Ces derniers jours, lon constate des tentatives de remise en cause de la Constitution. Cela est-il légitime ? 

Il vaut mieux éviter d’aller dans cette direction, notamment parce que la Constitution établit les bases de notre démocratie, de notre vivre-ensemble, et il vaut mieux ne pas jouer avec. Ceci dit, moi je suis pour la liberté d’expression et donc la liberté de dire littéralement ce qu’on veut mais aussi d’en assumer les conséquences. Voilà pourquoi, je salue également tous ceux qui portent tous les cas qui ressemblent à la violation de la Constitution ou à des incitations à la violation de la Constitution devant la Cour Constitutionnelle, à charge pour elle de jouer pleinement son rôle de clé de voûte et de gardienne des institutions. C’est une manière de mettre ceux qui s’adonnent à des actes du genre devant leurs responsabilités et il faut encourager cela.

En l’état, cette Constitution garantit-elle les élections générales crédibles ? 

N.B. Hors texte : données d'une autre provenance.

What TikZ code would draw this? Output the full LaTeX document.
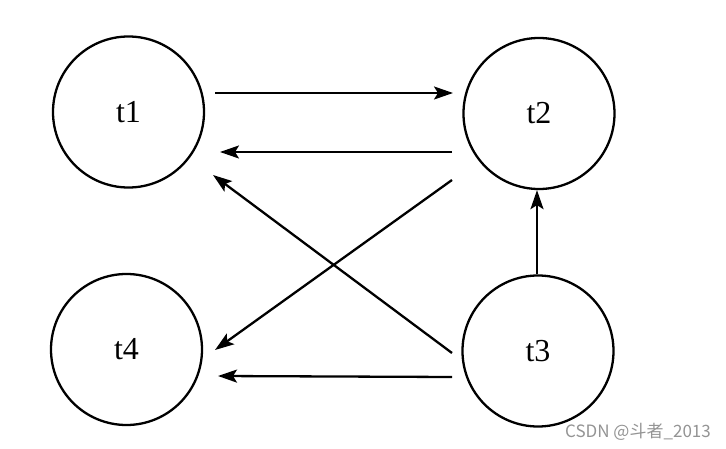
\documentclass[tikz,border=0pt]{standalone}
\usepackage{fontspec}
\setmainfont{Liberation Serif}
\newfontfamily\cjk{Noto Sans CJK SC}
\usetikzlibrary{arrows.meta,calc}
\begin{document}
\begin{tikzpicture}[x=1pt,y=-1pt,
  state/.style={circle,draw,line width=2.3pt,minimum size=151pt,inner sep=0pt,font=\fontsize{32}{34}\selectfont},
  arr/.style={line width=2.3pt,-{Stealth[length=19pt,width=13pt,inset=4pt]}}]
\fill[white] (0,0) rectangle (726,449);
\useasboundingbox (0,0) rectangle (726,449);
\node[state] (t1) at (128.5,112) {t1};
\node[state] (t2) at (539,113.5) {t2};
\node[state] (t4) at (126.5,349.5) {t4};
\node[state] (t3) at (538,351) {t3};
\draw[arr] ($(t1.center)+(86.5,-19)$) -- ($(t2.center)+(-86,-20.5)$);
\draw[arr] ($(t2.center)+(-87,38.5)$) -- ($(t1.center)+(91.5,40)$);
\draw[arr] ($(t2.center)+(-87,66.5)$) -- ($(t4.center)+(88.5,0.5)$);
\draw[arr] ($(t3.center)+(-86,2)$) -- ($(t1.center)+(84.5,63)$);
\draw[arr] ($(t3.north)+(-1,0)$) -- ($(t2.south)+(-2,0)$);
\draw[arr] ($(t3.center)+(-86,26)$) -- ($(t4.center)+(91.5,26.5)$);
\node[anchor=east,text=black!42,inner sep=0pt,font=\cjk\fontsize{17}{18}\selectfont] (wm) at (711,432) {CSDN @斗者\_2013};
\end{tikzpicture}
\end{document}
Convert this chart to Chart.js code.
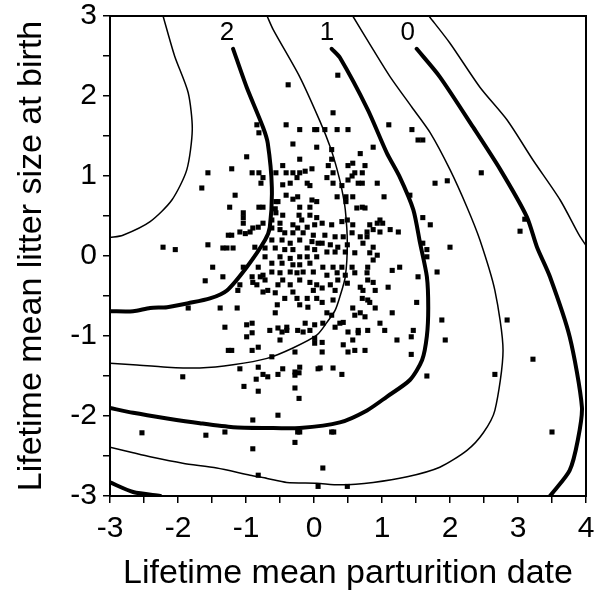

De façon générale, surtout dans les pays francophones, la Constitution est, en général, sommaire en ce qui concerne les élections et leur gestion. C’est surtout le Code électoral qui précise les détails relatifs aux conditions de participation aux élections et à la gestion du processus électoral. Et dans ce cas, nous savons tous, je l’ai déjà dit en d’autres occasions, que le Code électoral actuel est porteur de germes de crise. L’application du code peut engendrer des crises lors des élections mais également dans la phase post-électorale et ceci, pour diverses raisons qui ont déjà été évoquées ailleurs.

Un mot pour conclure cet entretien

Je voudrais dire, pour conclure, que lors des réformes à venir, il est important de garder à l’esprit que les Béninois demeurent attachés à la démocratie et à des élections libres et crédibles ; les Béninois demeurent attachés à des gouvernants qui rendent compte de leur gestion ; et que la séparation des pouvoirs reste un objectif déterminant.